→ TASK DIRECTIONS: Can you transcribe every line exactly and leave the pictures behind?

→ INFORMATION SHOWN:
>> begin

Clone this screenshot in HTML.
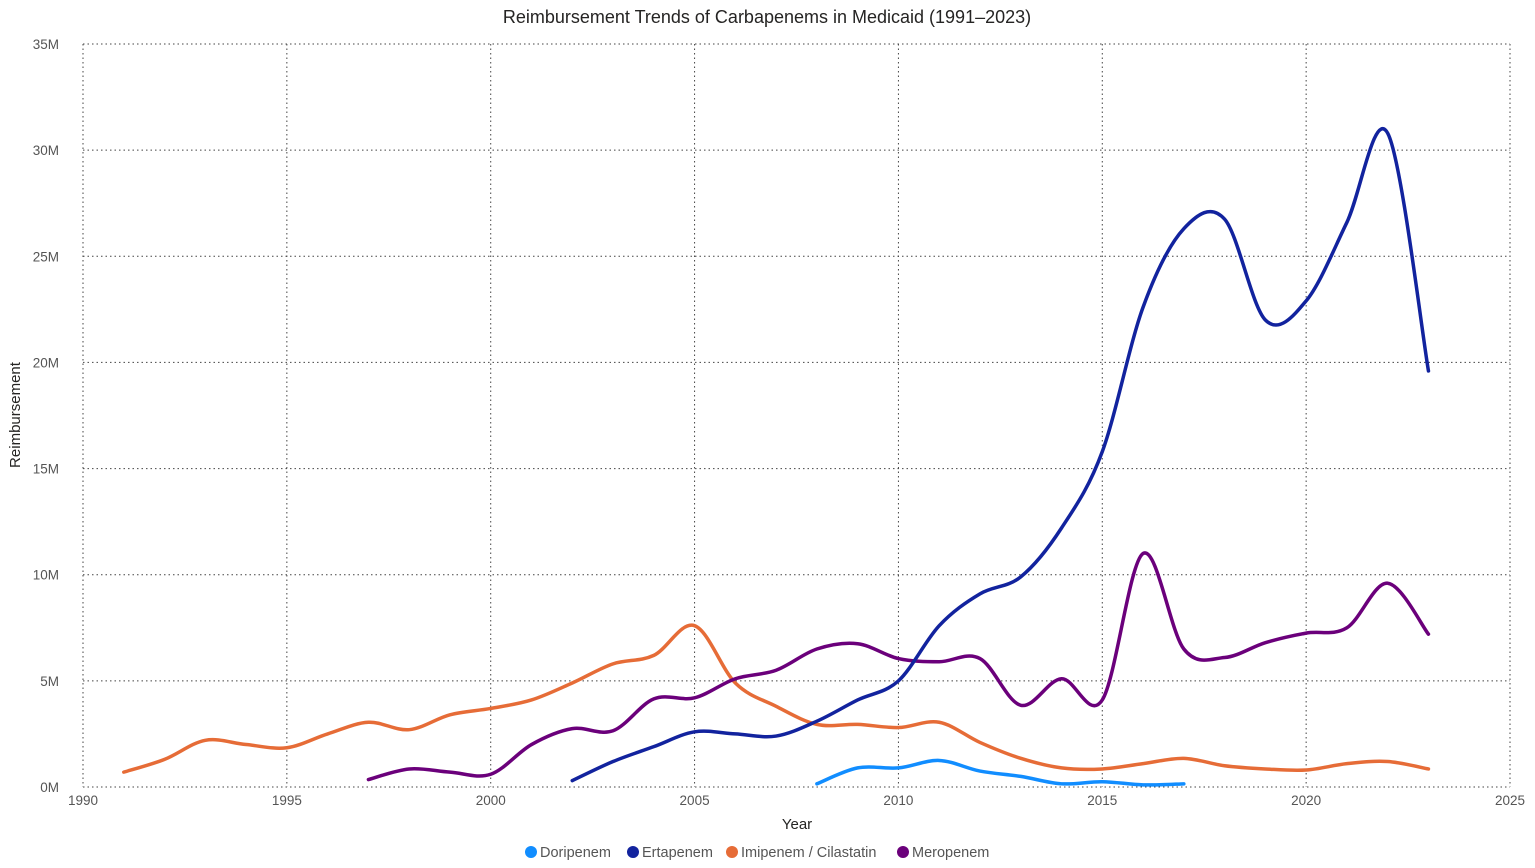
<!DOCTYPE html>
<html><head><meta charset="utf-8"><style>
html,body{margin:0;padding:0;background:#fff;}
svg{display:block;font-family:"Liberation Sans",sans-serif;}
</style></head><body>
<svg id="chart" width="1535" height="868">
<text x="767" y="23" text-anchor="middle" font-size="18" fill="#252423">Reimbursement Trends of Carbapenems in Medicaid (1991–2023)</text>
<g id="grid"></g><g id="ticks"></g><g id="lines"></g>
<text x="797" y="829" text-anchor="middle" font-size="15" fill="#252423">Year</text>
<text transform="translate(20,415) rotate(-90)" text-anchor="middle" font-size="15" fill="#252423">Reimbursement</text>
<g id="legend"></g>
</svg>
<script>
const seriesNames=["Doripenem","Ertapenem","Imipenem / Cilastatin","Meropenem"];
const seriesColors=["#118DFF","#12239E","#E66C37","#6B007B"];
const doriYears=[2008,2009,2010,2011,2012,2013,2014,2015,2016,2017];
const doriValues=[0.15,0.9,0.9,1.25,0.75,0.5,0.15,0.25,0.1,0.15];
const ertaYears=[2002,2003,2004,2005,2006,2007,2008,2009,2010,2011,2012,2013,2014,2015,2016,2017,2018,2019,2020,2021,2022,2023];
const ertaValues=[0.3,1.2,1.9,2.6,2.5,2.4,3.1,4.1,5.0,7.6,9.1,9.9,12.2,15.8,22.6,26.3,26.75,22.0,22.9,26.6,30.8,19.6];
const imiYears=[1991,1992,1993,1994,1995,1996,1997,1998,1999,2000,2001,2002,2003,2004,2005,2006,2007,2008,2009,2010,2011,2012,2013,2014,2015,2016,2017,2018,2019,2020,2021,2022,2023];
const imiValues=[0.7,1.3,2.2,2.0,1.85,2.5,3.05,2.7,3.4,3.7,4.1,4.9,5.8,6.2,7.6,4.9,3.8,2.95,2.95,2.8,3.05,2.1,1.35,0.9,0.85,1.1,1.35,1.0,0.85,0.8,1.1,1.2,0.85];
const meroYears=[1997,1998,1999,2000,2001,2002,2003,2004,2005,2006,2007,2008,2009,2010,2011,2012,2013,2014,2015,2016,2017,2018,2019,2020,2021,2022,2023];
const meroValues=[0.35,0.85,0.7,0.6,2.0,2.75,2.65,4.15,4.2,5.1,5.5,6.5,6.75,6.05,5.9,6.05,3.85,5.1,4.1,11.0,6.5,6.1,6.8,7.25,7.5,9.6,7.2];
const xTicks=[1990,1995,2000,2005,2010,2015,2020,2025];
const yTicks=[0,5,10,15,20,25,30,35];
const NS="http://www.w3.org/2000/svg";
const X0=83,X1=1510,Y0=787,Y1=44;
const xs=v=>X0+(v-1990)/35*(X1-X0);
const ys=v=>Y0-v/35*(Y0-Y1);
const grid=document.getElementById('grid'),ticks=document.getElementById('ticks');
yTicks.forEach(t=>{
 if(t>0){const l=document.createElementNS(NS,'line');
 
 
 l.setAttribute('x1',X0);l.setAttribute('x2',X1);l.setAttribute('y1',ys(t));l.setAttribute('y2',ys(t));
 l.setAttribute('stroke','#444');l.setAttribute('stroke-dasharray','1.5,3');grid.appendChild(l);}
 const tx=document.createElementNS(NS,'text');
 
 
 tx.setAttribute('x',59);tx.setAttribute('y',ys(t)+5);tx.setAttribute('text-anchor','end');tx.setAttribute('font-size','13.5');tx.setAttribute('fill','#555');
 tx.textContent=t+'M';ticks.appendChild(tx);
});
xTicks.forEach(t=>{
 const l=document.createElementNS(NS,'line');
 
 
 l.setAttribute('x1',xs(t));l.setAttribute('x2',xs(t));l.setAttribute('y1',Y1);l.setAttribute('y2',Y0);
 l.setAttribute('stroke','#444');l.setAttribute('stroke-dasharray','1.5,3');grid.appendChild(l);
 const tx=document.createElementNS(NS,'text');
 
 
 tx.setAttribute('x',xs(t));tx.setAttribute('y',805);tx.setAttribute('text-anchor','middle');tx.setAttribute('font-size','13.5');tx.setAttribute('fill','#555');
 tx.textContent=t;ticks.appendChild(tx);
});
const base=document.createElementNS(NS,'line');


base.setAttribute('x1',X0);base.setAttribute('x2',X1);base.setAttribute('y1',Y0);base.setAttribute('y2',Y0);
base.setAttribute('stroke','#444');base.setAttribute('stroke-dasharray','1.5,3');grid.appendChild(base);
function smooth(pts){
 let d='M'+pts[0][0]+','+pts[0][1];
 for(let i=0;i<pts.length-1;i++){
  const p0=pts[Math.max(0,i-1)],p1=pts[i],p2=pts[i+1],p3=pts[Math.min(pts.length-1,i+2)];
  const k=6;
  d+=' C'+(p1[0]+(p2[0]-p0[0])/k)+','+(p1[1]+(p2[1]-p0[1])/k)+' '+(p2[0]-(p3[0]-p1[0])/k)+','+(p2[1]-(p3[1]-p1[1])/k)+' '+p2[0]+','+p2[1];
 }
 return d;
}
const allYears=[doriYears,ertaYears,imiYears,meroYears],allVals=[doriValues,ertaValues,imiValues,meroValues];
const lines=document.getElementById('lines');
const order=[2,3,1,0];
order.forEach(i=>{
 const pts=allYears[i].map((y,j)=>[xs(y),ys(allVals[i][j])]);
 const p=document.createElementNS(NS,'path');
 
 
 p.setAttribute('d',smooth(pts));p.setAttribute('fill','none');p.setAttribute('stroke',seriesColors[i]);p.setAttribute('stroke-width','3.5');p.setAttribute('stroke-linejoin','round');p.setAttribute('stroke-linecap','round');
 lines.appendChild(p);
});
const leg=document.getElementById('legend');
const legX=[531,633,732,903];
seriesNames.forEach((n,i)=>{
 const g=document.createElementNS(NS,'g');
 
 
 const c=document.createElementNS(NS,'circle');
 c.setAttribute('cx',legX[i]);c.setAttribute('cy',852);c.setAttribute('r',6);c.setAttribute('fill',seriesColors[i]);
 const t=document.createElementNS(NS,'text');
 t.setAttribute('x',legX[i]+9);t.setAttribute('y',857);t.setAttribute('font-size','14.5');t.setAttribute('fill','#555');t.textContent=n;
 g.appendChild(c);g.appendChild(t);leg.appendChild(g);
});
</script>
</body></html>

>> end

→ TASK RESPONSE:
Clone this screenshot in HTML.
<!DOCTYPE html>
<html><head><meta charset="utf-8"><style>
html,body{margin:0;padding:0;background:#fff;}
svg{display:block;font-family:"Liberation Sans",sans-serif;}
</style></head><body>
<svg id="chart" width="1535" height="868">
<text x="767" y="23" text-anchor="middle" font-size="18" fill="#252423">Reimbursement Trends of Carbapenems in Medicaid (1991–2023)</text>
<g id="grid"></g><g id="ticks"></g><g id="lines"></g>
<text x="797" y="829" text-anchor="middle" font-size="15" fill="#252423">Year</text>
<text transform="translate(20,415) rotate(-90)" text-anchor="middle" font-size="15" fill="#252423">Reimbursement</text>
<g id="legend"></g>
</svg>
<script>
const seriesNames=["Doripenem","Ertapenem","Imipenem / Cilastatin","Meropenem"];
const seriesColors=["#118DFF","#12239E","#E66C37","#6B007B"];
const doriYears=[2008,2009,2010,2011,2012,2013,2014,2015,2016,2017];
const doriValues=[0.15,0.9,0.9,1.25,0.75,0.5,0.15,0.25,0.1,0.15];
const ertaYears=[2002,2003,2004,2005,2006,2007,2008,2009,2010,2011,2012,2013,2014,2015,2016,2017,2018,2019,2020,2021,2022,2023];
const ertaValues=[0.3,1.2,1.9,2.6,2.5,2.4,3.1,4.1,5.0,7.6,9.1,9.9,12.2,15.8,22.6,26.3,26.75,22.0,22.9,26.6,30.8,19.6];
const imiYears=[1991,1992,1993,1994,1995,1996,1997,1998,1999,2000,2001,2002,2003,2004,2005,2006,2007,2008,2009,2010,2011,2012,2013,2014,2015,2016,2017,2018,2019,2020,2021,2022,2023];
const imiValues=[0.7,1.3,2.2,2.0,1.85,2.5,3.05,2.7,3.4,3.7,4.1,4.9,5.8,6.2,7.6,4.9,3.8,2.95,2.95,2.8,3.05,2.1,1.35,0.9,0.85,1.1,1.35,1.0,0.85,0.8,1.1,1.2,0.85];
const meroYears=[1997,1998,1999,2000,2001,2002,2003,2004,2005,2006,2007,2008,2009,2010,2011,2012,2013,2014,2015,2016,2017,2018,2019,2020,2021,2022,2023];
const meroValues=[0.35,0.85,0.7,0.6,2.0,2.75,2.65,4.15,4.2,5.1,5.5,6.5,6.75,6.05,5.9,6.05,3.85,5.1,4.1,11.0,6.5,6.1,6.8,7.25,7.5,9.6,7.2];
const xTicks=[1990,1995,2000,2005,2010,2015,2020,2025];
const yTicks=[0,5,10,15,20,25,30,35];
const NS="http://www.w3.org/2000/svg";
const X0=83,X1=1510,Y0=787,Y1=44;
const xs=v=>X0+(v-1990)/35*(X1-X0);
const ys=v=>Y0-v/35*(Y0-Y1);
const grid=document.getElementById('grid'),ticks=document.getElementById('ticks');
yTicks.forEach(t=>{
 if(t>0){const l=document.createElementNS(NS,'line');
 
 
 l.setAttribute('x1',X0);l.setAttribute('x2',X1);l.setAttribute('y1',ys(t));l.setAttribute('y2',ys(t));
 l.setAttribute('stroke','#444');l.setAttribute('stroke-dasharray','1.5,3');grid.appendChild(l);}
 const tx=document.createElementNS(NS,'text');
 
 
 tx.setAttribute('x',59);tx.setAttribute('y',ys(t)+5);tx.setAttribute('text-anchor','end');tx.setAttribute('font-size','13.5');tx.setAttribute('fill','#555');
 tx.textContent=t+'M';ticks.appendChild(tx);
});
xTicks.forEach(t=>{
 const l=document.createElementNS(NS,'line');
 
 
 l.setAttribute('x1',xs(t));l.setAttribute('x2',xs(t));l.setAttribute('y1',Y1);l.setAttribute('y2',Y0);
 l.setAttribute('stroke','#444');l.setAttribute('stroke-dasharray','1.5,3');grid.appendChild(l);
 const tx=document.createElementNS(NS,'text');
 
 
 tx.setAttribute('x',xs(t));tx.setAttribute('y',805);tx.setAttribute('text-anchor','middle');tx.setAttribute('font-size','13.5');tx.setAttribute('fill','#555');
 tx.textContent=t;ticks.appendChild(tx);
});
const base=document.createElementNS(NS,'line');


base.setAttribute('x1',X0);base.setAttribute('x2',X1);base.setAttribute('y1',Y0);base.setAttribute('y2',Y0);
base.setAttribute('stroke','#444');base.setAttribute('stroke-dasharray','1.5,3');grid.appendChild(base);
function smooth(pts){
 let d='M'+pts[0][0]+','+pts[0][1];
 for(let i=0;i<pts.length-1;i++){
  const p0=pts[Math.max(0,i-1)],p1=pts[i],p2=pts[i+1],p3=pts[Math.min(pts.length-1,i+2)];
  const k=6;
  d+=' C'+(p1[0]+(p2[0]-p0[0])/k)+','+(p1[1]+(p2[1]-p0[1])/k)+' '+(p2[0]-(p3[0]-p1[0])/k)+','+(p2[1]-(p3[1]-p1[1])/k)+' '+p2[0]+','+p2[1];
 }
 return d;
}
const allYears=[doriYears,ertaYears,imiYears,meroYears],allVals=[doriValues,ertaValues,imiValues,meroValues];
const lines=document.getElementById('lines');
const order=[2,3,1,0];
order.forEach(i=>{
 const pts=allYears[i].map((y,j)=>[xs(y),ys(allVals[i][j])]);
 const p=document.createElementNS(NS,'path');
 
 
 p.setAttribute('d',smooth(pts));p.setAttribute('fill','none');p.setAttribute('stroke',seriesColors[i]);p.setAttribute('stroke-width','3.5');p.setAttribute('stroke-linejoin','round');p.setAttribute('stroke-linecap','round');
 lines.appendChild(p);
});
const leg=document.getElementById('legend');
const legX=[531,633,732,903];
seriesNames.forEach((n,i)=>{
 const g=document.createElementNS(NS,'g');
 
 
 const c=document.createElementNS(NS,'circle');
 c.setAttribute('cx',legX[i]);c.setAttribute('cy',852);c.setAttribute('r',6);c.setAttribute('fill',seriesColors[i]);
 const t=document.createElementNS(NS,'text');
 t.setAttribute('x',legX[i]+9);t.setAttribute('y',857);t.setAttribute('font-size','14.5');t.setAttribute('fill','#555');t.textContent=n;
 g.appendChild(c);g.appendChild(t);leg.appendChild(g);
});
</script>
</body></html>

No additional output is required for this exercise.